For more than a hundred centuries the Emperor has sat immobile on the Golden Throne of Earth.
 
He is the master of mankind by the will of the gods and master of a million worlds by the might of his inexhaustible armies.
 
He is a rotting carcass writhing invisibly with power from the Dark Age of Technology. He is the Carrion Lord of the Imperium for whom a thousand souls die every day, for whom blood is drunk and flesh is eaten.
 
Human Blood and human flesh - the stuff of which the Imperium is made.
 
To be a man in such times is to be one amongst untold billions. It is to live in the cruelest and most bloody regime imaginable.
 
This is the tale of those times. It is a universe you can live in today - if you dare - for this is a dark and terrible era where you will find little comfort or hope.
 
...
 
Forget the power of technology, science and common humanity.
 
Forget the promise of progress and understanding, for there is no peace amongst the stars, only an eternity of carnage, and slaughter and the laughter of thirsting gods.
 
But the universe is a big place and, whatever happens, you will not be missed...

 

 

Obviously, the core remains true today, with small edits here or there, but at some point there was an addition, to highlight the (blighted) Imperial focus really, in discussing the scale of the Emperor's armies. It is a small shift in tone, considering "...for whom Blood is drunk and flesh is eaten. Human blood and human flesh..."

 

So whats my problem? Spoilers I guess.

 

 

Its not the Star Child fluff. Thats totally fine. Its not an uncontrolled wave of psyker activity and mutation.
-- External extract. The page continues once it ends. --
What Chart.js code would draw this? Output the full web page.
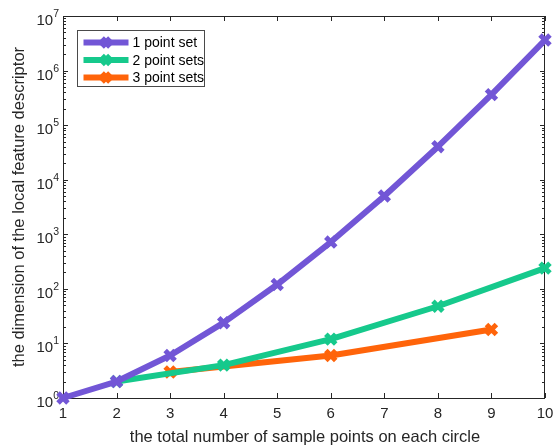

Again, thats the lore, thats how it should go down.

 

My problem is, and likely will be, in the execution. Someone here posted a 'What if...' on how the return of Roboute should have gone down. Massive dissent, civil war, the Imperium tearing itself apart while its enemies capitalized on the chaos.

 

That, is how it should have been, and if (when) the Emperor somehow returns, it should be even worse, because that is what is accurate to the tone of the setting.

 

The setting is not, and should never be, one of progress. It should remain as it is, a tragedy. The Emperor should be damned to an eternity of twilight 'half life'. The 1000's who die for the Astronomicon should continue to be burned out, preventing the very apotheosis that could save (or damn) the species.

 

Having the Emperor return, if done as it was with Roboute, would simply be a net gain, especially if we are to take the spoilers at face value, and some of the questionable writing from Godblight, for the Imperium, and that is simply not what the setting is about.

 

It simply isn't.

 

Because lets be honest, he wont rise as the 5th God of Chaos. He will be...well AoS Sigmar...

 

 

Ultimately, I loathe that they turned the setting, into a story with a meta plot.

 

EDIT: This is also why I hope, to any God that will hear me, that they dont screw up the finale of the Siege of Terra, because then, that setting is locked, as far as I'm concerned.